START Collected material
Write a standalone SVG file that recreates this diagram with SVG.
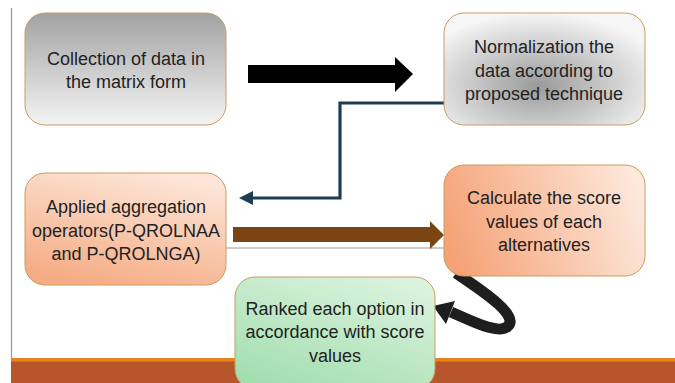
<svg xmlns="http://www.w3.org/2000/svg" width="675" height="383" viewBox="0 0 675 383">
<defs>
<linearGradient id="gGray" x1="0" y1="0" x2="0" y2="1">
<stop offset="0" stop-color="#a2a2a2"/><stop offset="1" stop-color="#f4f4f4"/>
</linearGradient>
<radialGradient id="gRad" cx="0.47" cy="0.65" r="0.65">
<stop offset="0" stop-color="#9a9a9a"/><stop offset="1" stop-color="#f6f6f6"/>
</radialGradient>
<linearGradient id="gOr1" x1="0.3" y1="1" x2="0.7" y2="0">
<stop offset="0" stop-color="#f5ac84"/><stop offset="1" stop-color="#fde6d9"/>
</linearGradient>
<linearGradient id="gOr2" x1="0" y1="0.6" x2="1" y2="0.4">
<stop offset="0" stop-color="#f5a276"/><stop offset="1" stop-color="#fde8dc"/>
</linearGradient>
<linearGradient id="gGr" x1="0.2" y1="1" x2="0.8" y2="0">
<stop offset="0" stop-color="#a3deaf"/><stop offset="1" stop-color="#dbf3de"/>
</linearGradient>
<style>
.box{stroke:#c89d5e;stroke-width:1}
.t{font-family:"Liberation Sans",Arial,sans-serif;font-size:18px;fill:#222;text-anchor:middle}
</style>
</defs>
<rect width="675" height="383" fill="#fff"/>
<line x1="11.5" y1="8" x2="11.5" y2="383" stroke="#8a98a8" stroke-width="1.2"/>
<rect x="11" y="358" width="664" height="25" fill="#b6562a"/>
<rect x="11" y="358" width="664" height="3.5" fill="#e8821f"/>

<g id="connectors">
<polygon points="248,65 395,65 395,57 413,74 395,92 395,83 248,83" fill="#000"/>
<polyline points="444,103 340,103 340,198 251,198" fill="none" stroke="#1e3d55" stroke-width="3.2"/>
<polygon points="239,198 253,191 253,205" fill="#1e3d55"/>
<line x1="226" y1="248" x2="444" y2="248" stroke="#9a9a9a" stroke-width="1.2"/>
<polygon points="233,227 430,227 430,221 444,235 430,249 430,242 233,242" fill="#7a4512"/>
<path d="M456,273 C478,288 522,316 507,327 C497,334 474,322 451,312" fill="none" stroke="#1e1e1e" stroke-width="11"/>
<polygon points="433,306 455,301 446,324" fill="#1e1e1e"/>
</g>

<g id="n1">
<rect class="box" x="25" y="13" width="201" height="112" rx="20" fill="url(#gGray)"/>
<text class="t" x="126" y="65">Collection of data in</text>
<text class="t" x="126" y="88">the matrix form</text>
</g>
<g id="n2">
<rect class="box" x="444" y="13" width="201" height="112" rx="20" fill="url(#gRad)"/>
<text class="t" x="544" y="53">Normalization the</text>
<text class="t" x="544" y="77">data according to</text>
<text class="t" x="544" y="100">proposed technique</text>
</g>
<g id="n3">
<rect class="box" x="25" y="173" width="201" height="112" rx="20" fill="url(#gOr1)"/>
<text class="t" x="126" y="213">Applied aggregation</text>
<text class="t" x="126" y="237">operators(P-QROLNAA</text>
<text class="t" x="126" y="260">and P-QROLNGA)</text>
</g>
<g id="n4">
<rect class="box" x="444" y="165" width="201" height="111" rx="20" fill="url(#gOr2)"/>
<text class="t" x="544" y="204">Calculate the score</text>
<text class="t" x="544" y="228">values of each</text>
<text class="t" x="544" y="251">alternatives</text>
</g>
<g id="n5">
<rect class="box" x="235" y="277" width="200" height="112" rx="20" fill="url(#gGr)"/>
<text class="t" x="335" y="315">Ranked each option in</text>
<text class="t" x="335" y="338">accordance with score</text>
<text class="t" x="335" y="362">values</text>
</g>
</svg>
END Collected material
[Your objective] Copy each line in the data that holds the word "with".

[The response]
Write a standalone SVG file that recreates this diagram with SVG.
<text class="t" x="335" y="338">accordance with score</text>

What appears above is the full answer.